Strong Families New Mexico led a field strategy that focused on neighborhoods that were predominantly people of color. Phone banks and canvassing hosted by SFNM and YWU not only reached out to young people, queer and trans* communities, and communities of color, but also created a welcoming space for volunteers who were active in progressive movements but had not previously worked on the issue of abortion. SFNM and YWU managed more than 153 volunteers, nearly 40 percent of Respect ABQ Women’s total volunteer base. We used this as an opportunity to engage our communities to speak about reproductive justice, the need to defeat anti-abortion measures, and the need to build more capacity to mobilize our own communities for change. Of the 153 volunteers we engaged, nearly half were people of color, a significant portion were young people, 20 percent were men (many were young men of color), and more than 30 percent were LGBTQ.
Garnering National Solidarity and Resources
The strategic direction of the Respect ABQ Women campaign was supported by the solidarity of national organizations and resources. Effective national-local partnerships are going to be key to winning other local and state-level battles, and we’re proud to be creating a model for how to do that in a way that builds power and respects local expertise.
For example, one of our campaign’s first press conferences was held by Strong Families, who joined with national reproductive justice leaders from Black, Latina, and Asian communities delivering a message of solidarity for Respect ABQ Women and connecting the local campaign to other attacks across the country.
Organizations like the National Latina Institute for Reproductive Health, NARAL Pro-Choice America, and Advocates for Youth also stood in solidarity with New Mexican women of color leadership by supporting radio ads developed by YWU to engage Latina/o communities.
For YWU and SFNM, the win was one moment in time in the effort to build a larger vision of reproductive justice. We know that the work doesn’t end here. Although this election is over, we are committed to continued mobilization of our communities and the resources we built during the campaign to increase access to the rights, resources, and recognition that all people and families need to thrive. While this campaign was a true testament to New Mexico’s leadership, it serves as a learning moment for our reproductive justice work. We learned that we can win if we build local leadership, while tapping national resources, focusing on those most affected, and shifting the abortion narrative.

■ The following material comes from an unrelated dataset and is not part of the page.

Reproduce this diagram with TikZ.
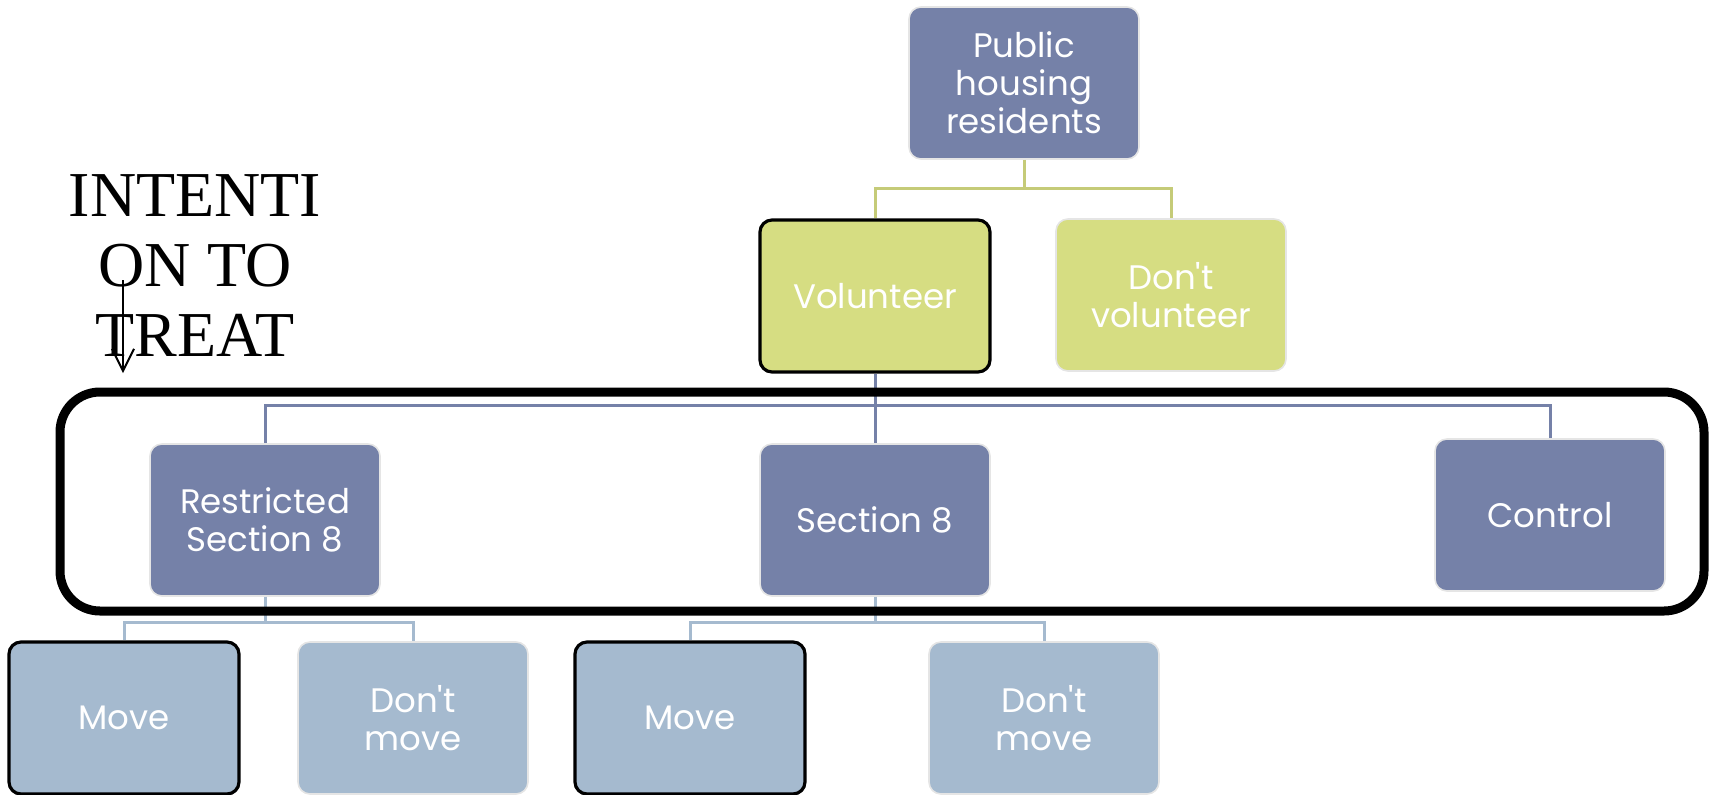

As I came off the stage on election night, my cheeks rattling with adrenaline and emotion, I felt a soft hand squeeze mine in solidarity. Dolores Huerta, a woman who has fought many battles and celebrated numerous victories in her time, held my hand and whispered into my ear, “Gracias, our communities really needed this.”
Young Women United is a reproductive justice organizing and policy organization by and for young women of color in New Mexico working to ensure all people have access to the information, education, and resources necessary to make real decisions about their bodies and lives. YWU works with self-identified women of color ages 13 to 35 to advance an intersectional vision of reproductive justice.
Strong Families New Mexico is the first state-based action site of the National Strong Families Initiative, staffed by Forward Together. Strong Families nationally is home to more than 120 organizations across the country that are changing the way we think, feel, and act on behalf of families. A key part of Forward Together’s movement-building model is to partner with strong, local organizations, so that the local is lifted to influence the national agenda. SFNM is building a network of organizations across the state that can grow a broader social justice movement in New Mexico.